▸ EXERCISE OBJECTIVE
Extract word for word the lines of the listing from its start to the line holding "const plasticTick = [0.028, -0.052];", both ends kept; pictures are not part of the copy.

▸ DATA SEGMENT
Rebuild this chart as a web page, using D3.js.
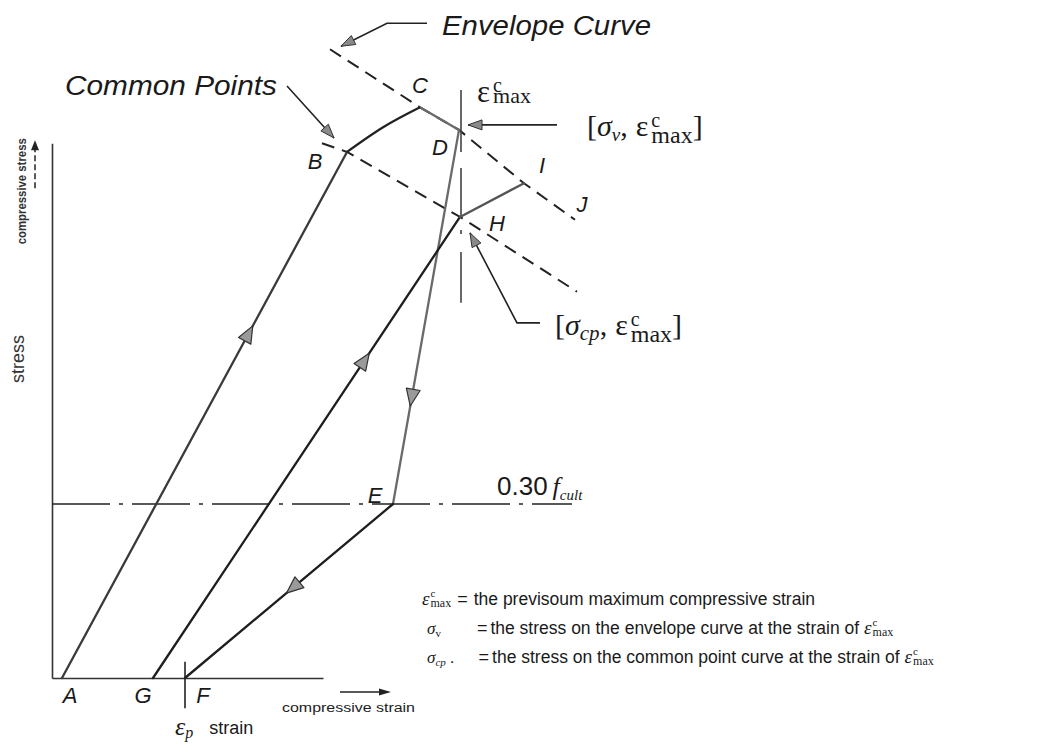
<!DOCTYPE html>
<html>
<head>
<meta charset="utf-8">
<script src="https://cdn.jsdelivr.net/npm/d3@7"></script>
<style>
  body { margin: 0; background: #fff; }
  svg { display: block; }
</style>
</head>
<body>
<svg id="chart" width="1063" height="744"></svg>
<script>
// ---- data: strain (relative units), stress (fraction of f_cult) ----
const pointNames  = ["A", "B", "C", "D", "E", "F", "G", "H", "I", "J"];
const pointStrain = [0.2, 5.9, 7.36, 8.14, 6.82, 2.66, 2.02, 8.16, 9.44, 10.46];
const pointStress = [0, 0.907, 0.984, 0.945, 0.30, 0, 0, 0.795, 0.853, 0.79];

const envelopeStrain = [5.56, 7.36, 8.14, 9.44, 10.46];
const envelopeStress = [1.084, 0.984, 0.945, 0.853, 0.79];

const commonStrain = [5.4, 5.9, 8.16, 10.5];
const commonStress = [0.922, 0.907, 0.795, 0.666];

// reloading curve B -> C
const curveBCStrain = [5.9, 6.63, 7.36];
const curveBCStress = [0.907, 0.950, 0.984];

const strainMax = 8.18;
const strainMaxRange = [1.014, 0.647];
const cutoffStress = 0.30;
const cutoffStrainEnd = 10.4;
const axisStrainEnd = 5.42;
const axisStressEnd = 0.922;
const plasticTick = [0.028, -0.052];

// straight path segments and their colours
const segments = [["A", "B"], ["C", "D"], ["D", "E"], ["E", "F"], ["G", "H"], ["H", "I"]];
const segmentColors = ["#3a3a3a", "#6a6a6a", "#6a6a6a", "#1e1e1e", "#1e1e1e", "#555"];
// direction arrows: from, to, fraction along
const arrowSegments = [["A", "B", 0.656], ["G", "H", 0.69], ["D", "E", 0.717], ["E", "F", 0.483]];

// point label offsets (px) from each point
const labelDx = [8, -32, 0, -19, -18, 18, -10, 37, 18, 7];
const labelDy = [25, 17, -14, 25, -1, 25, 25, 14, -10, -8];

const legendRows = [
  "the previsoum maximum compressive strain",
  "the stress on the envelope curve at the strain of",
  "the stress on the common point curve at the strain of"
];

// ---- scales ----
const x = d3.scaleLinear().domain([0, 10]).range([52, 552]);
const y = d3.scaleLinear().domain([0, 1]).range([678, 98]);

const svg = d3.select("#chart");
svg.append("rect").attr("width", 1063).attr("height", 744).attr("fill", "#fff");

const SANS = "'Liberation Sans', Arial, Helvetica, sans-serif";
const SERIF = "'Liberation Serif', 'DejaVu Serif', 'Times New Roman', serif";

const P = name => {
  const i = pointNames.indexOf(name);
  return [x(pointStrain[i]), y(pointStress[i])];
};
const line = d3.line().x(d => x(d[0])).y(d => y(d[1]));
const zip = (a, b) => a.map((v, i) => [v, b[i]]);

// ---- axes ----
const yAxisScale = d3.scaleLinear().domain([0, axisStressEnd]).range([y(0), y(axisStressEnd)]);
const xAxisScale = d3.scaleLinear().domain([0, axisStrainEnd]).range([x(0), x(axisStrainEnd)]);

svg.append("g")
  .attr("transform", `translate(${x(0)},0)`)
  .call(d3.axisLeft(yAxisScale).tickValues([]).tickSizeOuter(0))
  .call(g => g.select(".domain").attr("stroke", "#333").attr("stroke-width", 1.6));

svg.append("g")
  .attr("transform", `translate(0,${y(0)})`)
  .call(d3.axisBottom(xAxisScale).tickValues([]).tickSizeOuter(0))
  .call(g => g.select(".domain").attr("stroke", "#333").attr("stroke-width", 1.6));

// ---- cutoff line 0.30 f_cult ----
svg.append("path")
  .attr("d", line([[0, cutoffStress], [cutoffStrainEnd, cutoffStress]]))
  .attr("stroke", "#222").attr("stroke-width", 1.6).attr("fill", "none")
  .attr("stroke-dasharray", "58,9,4,9");

// ---- envelope and common point curves (dashed) ----
svg.append("path")
  .attr("d", line(zip(envelopeStrain, envelopeStress)))
  .attr("stroke", "#222").attr("stroke-width", 2).attr("fill", "none")
  .attr("stroke-dasharray", "13,8");

svg.append("path")
  .attr("d", line(zip(commonStrain, commonStress)))
  .attr("stroke", "#222").attr("stroke-width", 2).attr("fill", "none")
  .attr("stroke-dasharray", "13,8");

// ---- vertical line at the maximum strain ----
svg.append("path")
  .attr("d", line([[strainMax, strainMaxRange[0]], [strainMax, strainMaxRange[1]]]))
  .attr("stroke", "#444").attr("stroke-width", 1.6).attr("fill", "none")
  .attr("stroke-dasharray", "62,16,49,13,4,18,51");

// plastic strain tick at F
const iF = pointNames.indexOf("F");
svg.append("path")
  .attr("d", line([[pointStrain[iF], plasticTick[0]], [pointStrain[iF], plasticTick[1]]]))
  .attr("stroke", "#222").attr("stroke-width", 1.6);

// ---- loading / unloading paths ----
segments.forEach((s, i) => {
  const a = pointNames.indexOf(s[0]), b = pointNames.indexOf(s[1]);
  svg.append("path")
    .attr("d", line([[pointStrain[a], pointStress[a]], [pointStrain[b], pointStress[b]]]))
    .attr("stroke", segmentColors[i]).attr("stroke-width", 2.3).attr("fill", "none")
    .attr("stroke-linecap", "round");
});

const curveLine = d3.line().x(d => x(d[0])).y(d => y(d[1])).curve(d3.curveNatural);
svg.append("path")
  .attr("d", curveLine(zip(curveBCStrain, curveBCStress)))
  .attr("stroke", "#222").attr("stroke-width", 2.3).attr("fill", "none");

// ---- arrowheads ----
function arrowHead(tip, angle, len, half) {
  const c = Math.cos(angle), s = Math.sin(angle);
  const bx = tip[0] - c * len, by = tip[1] - s * len;
  return `M${tip[0]},${tip[1]}L${bx - s * half},${by + c * half}L${bx + s * half},${by - c * half}Z`;
}

arrowSegments.forEach(([from, to, t]) => {
  const p0 = P(from), p1 = P(to);
  const ang = Math.atan2(p1[1] - p0[1], p1[0] - p0[0]);
  const cx = p0[0] + (p1[0] - p0[0]) * t, cy = p0[1] + (p1[1] - p0[1]) * t;
  const tip = [cx + Math.cos(ang) * 8, cy + Math.sin(ang) * 8];
  svg.append("path")
    .attr("d", arrowHead(tip, ang, 17, 7))
    .attr("fill", "#9a9a9a").attr("stroke", "#333").attr("stroke-width", 1.2)
    .attr("stroke-linejoin", "round");
});

// ---- point labels ----
pointNames.forEach((n, i) => {
  svg.append("text")
    .attr("x", x(pointStrain[i]) + labelDx[i])
    .attr("y", y(pointStress[i]) + labelDy[i])
    .attr("text-anchor", "middle")
    .attr("font-family", SANS).attr("font-style", "italic").attr("font-size", 22)
    .attr("fill", "#1a1a1a")
    .text(n);
});

// ---- leader arrows ----
function leader(points) {
  svg.append("path")
    .attr("d", d3.line()(points))
    .attr("stroke", "#222").attr("stroke-width", 1.6).attr("fill", "none");
  const tip = points[points.length - 1], prev = points[points.length - 2];
  const ang = Math.atan2(tip[1] - prev[1], tip[0] - prev[0]);
  svg.append("path")
    .attr("d", arrowHead(tip, ang, 14, 5))
    .attr("fill", "#8a8a8a").attr("stroke", "#333").attr("stroke-width", 1);
}

const envStart = [x(envelopeStrain[0]), y(envelopeStress[0])];
leader([[envStart[0] + 97, envStart[1] - 26], [envStart[0] + 57, envStart[1] - 26], [envStart[0] + 11, envStart[1] - 3]]);

const pB = P("B"), pD = P("D"), pH = P("H");
leader([[pB[0] - 60, pB[1] - 66], [pB[0] - 13, pB[1] - 14]]);
leader([[pD[0] + 98, pD[1] - 5], [pD[0] + 9, pD[1] - 5]]);
leader([[pH[0] + 80, pH[1] + 106], [pH[0] + 57, pH[1] + 106], [pH[0] + 10, pH[1] + 16]]);

// ---- titles ----
svg.append("text")
  .attr("x", envStart[0] + 112).attr("y", envStart[1] - 14)
  .attr("font-family", SANS).attr("font-style", "italic").attr("font-size", 27)
  .attr("textLength", 209).attr("lengthAdjust", "spacingAndGlyphs")
  .attr("fill", "#1a1a1a").text("Envelope Curve");

svg.append("text")
  .attr("x", pB[0] - 282).attr("y", pB[1] - 57)
  .attr("font-family", SANS).attr("font-style", "italic").attr("font-size", 27)
  .attr("textLength", 212).attr("lengthAdjust", "spacingAndGlyphs")
  .attr("fill", "#1a1a1a").text("Common Points");

// ---- rich text helper: one <text>, runs as tspans flowing left to right;
//      "stack" runs start at the previous run's x (sub/superscript pairs) ----
function rich(g, x0, y0, runs) {
  const text = g.append("text").attr("fill", "#1a1a1a");
  let cx = x0, prevStart = x0;
  runs.forEach(r => {
    const start = r.stack ? prevStart : cx + (r.dx || 0);
    const ts = text.append("tspan")
      .attr("x", start).attr("y", y0 + (r.dy || 0))
      .attr("font-family", r.family || SERIF)
      .attr("font-size", r.size)
      .attr("font-style", r.italic ? "italic" : "normal")
      .text(r.t);
    const w = ts.node().getComputedTextLength();
    cx = r.stack ? Math.max(cx, start + w) : start + w;
    prevStart = start;
  });
  return text;
}

// ε^c_max at the top of the vertical line
rich(svg, x(strainMax) + 16, y(strainMaxRange[0]) + 12, [
  { t: "ε", size: 31 },
  { t: "c", size: 20, dy: -10, dx: 3 },
  { t: "max", size: 22, stack: true, dy: 1 }
]);

// [σ_v, ε^c_max]
rich(svg, pD[0] + 128, pD[1] + 6, [
  { t: "[", size: 30 },
  { t: "σ", size: 30, italic: true },
  { t: "v", size: 19, dy: 5, italic: true },
  { t: ",", size: 30 },
  { t: "ε", size: 30, dx: 8 },
  { t: "c", size: 20, dy: -9, dx: 3 },
  { t: "max", size: 24, stack: true, dy: 7 },
  { t: "]", size: 30 }
]);

// [σ_cp, ε^c_max]
rich(svg, pH[0] + 95, pH[1] + 118, [
  { t: "[", size: 30 },
  { t: "σ", size: 30, italic: true },
  { t: "cp", size: 21, dy: 5, italic: true },
  { t: ",", size: 30 },
  { t: "ε", size: 30, dx: 8 },
  { t: "c", size: 20, dy: -9, dx: 3 },
  { t: "max", size: 24, stack: true, dy: 7 },
  { t: "]", size: 30 }
]);

// 0.30 f_cult
const pE = P("E");
rich(svg, pE[0] + 104, y(cutoffStress) - 9, [
  { t: "0.30", size: 26, family: SANS },
  { t: "f", size: 26, italic: true, dx: 5 },
  { t: "cult", size: 15, italic: true, dy: 5 }
]);

// ---- axis titles ----
svg.append("text")
  .attr("transform", `translate(${x(0) - 26},${y(axisStressEnd) + 48}) rotate(-90)`)
  .attr("text-anchor", "middle")
  .attr("font-family", SANS).attr("font-size", 12).attr("font-weight", "bold")
  .attr("textLength", 106).attr("lengthAdjust", "spacingAndGlyphs")
  .attr("fill", "#333").text("compressive stress");

svg.append("path")
  .attr("d", `M${x(0) - 17},${y(axisStressEnd) + 45}L${x(0) - 17},${y(axisStressEnd) + 4}`)
  .attr("stroke", "#222").attr("stroke-width", 1.5).attr("stroke-dasharray", "6,3");
svg.append("path")
  .attr("d", arrowHead([x(0) - 17, y(axisStressEnd) - 3], -Math.PI / 2, 10, 4))
  .attr("fill", "#222");

svg.append("text")
  .attr("transform", `translate(${x(0) - 28},${y(0.55)}) rotate(-90)`)
  .attr("text-anchor", "middle")
  .attr("font-family", SANS).attr("font-size", 18)
  .attr("fill", "#333").text("stress");

svg.append("text")
  .attr("x", x(axisStrainEnd) - 41).attr("y", y(0) + 34)
  .attr("font-family", SANS).attr("font-size", 12.5)
  .attr("textLength", 133).attr("lengthAdjust", "spacingAndGlyphs")
  .attr("fill", "#222").text("compressive strain");

svg.append("path")
  .attr("d", `M${x(axisStrainEnd) + 17},${y(0) + 14}H${x(axisStrainEnd) + 60}`)
  .attr("stroke", "#222").attr("stroke-width", 1.5);
svg.append("path")
  .attr("d", arrowHead([x(axisStrainEnd) + 68, y(0) + 14], 0, 12, 3.5))
  .attr("fill", "#222");

// ε_p  strain
rich(svg, x(pointStrain[iF]) - 10, y(0) + 57, [
  { t: "ε", size: 26, italic: true },
  { t: "p", size: 16, italic: true, dy: 3 },
  { t: "strain", size: 18, family: SANS, dx: 16, dy: -1 }
]);

// ---- legend ----
const lx = x(0) + 370;
const rowY = [605, 634, 663];

rich(svg, lx, rowY[0], [
  { t: "ε", size: 19, italic: true },
  { t: "c", size: 11, dy: -8, dx: 1 },
  { t: "max", size: 12, stack: true, dy: 2 },
  { t: "=", size: 18, family: SANS, dx: 6 },
  { t: legendRows[0], size: 17.5, family: SANS, dx: 6 }
]);

rich(svg, lx + 5, rowY[1], [
  { t: "σ", size: 17, italic: true },
  { t: "v", size: 11, dy: 3 },
  { t: "=", size: 18, family: SANS, dx: 36 },
  { t: legendRows[1], size: 17.5, family: SANS, dx: 3 },
  { t: "ε", size: 19, italic: true, dx: 5 },
  { t: "c", size: 11, dy: -8, dx: 1 },
  { t: "max", size: 12, stack: true, dy: 2 }
]);

rich(svg, lx + 5, rowY[2], [
  { t: "σ", size: 17, italic: true },
  { t: "cp", size: 11, dy: 3, italic: true },
  { t: ".", size: 17, family: SANS, dx: 4 },
  { t: "=", size: 18, family: SANS, dx: 24 },
  { t: legendRows[2], size: 17.5, family: SANS, dx: 3 },
  { t: "ε", size: 19, italic: true, dx: 5 },
  { t: "c", size: 11, dy: -8, dx: 1 },
  { t: "max", size: 12, stack: true, dy: 2 }
]);
</script>
</body>
</html>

▸ THE COMPLETED TASK
Rebuild this chart as a web page, using D3.js.
<!DOCTYPE html>
<html>
<head>
<meta charset="utf-8">
<script src="https://cdn.jsdelivr.net/npm/d3@7"></script>
<style>
  body { margin: 0; background: #fff; }
  svg { display: block; }
</style>
</head>
<body>
<svg id="chart" width="1063" height="744"></svg>
<script>
// ---- data: strain (relative units), stress (fraction of f_cult) ----
const pointNames  = ["A", "B", "C", "D", "E", "F", "G", "H", "I", "J"];
const pointStrain = [0.2, 5.9, 7.36, 8.14, 6.82, 2.66, 2.02, 8.16, 9.44, 10.46];
const pointStress = [0, 0.907, 0.984, 0.945, 0.30, 0, 0, 0.795, 0.853, 0.79];

const envelopeStrain = [5.56, 7.36, 8.14, 9.44, 10.46];
const envelopeStress = [1.084, 0.984, 0.945, 0.853, 0.79];

const commonStrain = [5.4, 5.9, 8.16, 10.5];
const commonStress = [0.922, 0.907, 0.795, 0.666];

// reloading curve B -> C
const curveBCStrain = [5.9, 6.63, 7.36];
const curveBCStress = [0.907, 0.950, 0.984];

const strainMax = 8.18;
const strainMaxRange = [1.014, 0.647];
const cutoffStress = 0.30;
const cutoffStrainEnd = 10.4;
const axisStrainEnd = 5.42;
const axisStressEnd = 0.922;
const plasticTick = [0.028, -0.052];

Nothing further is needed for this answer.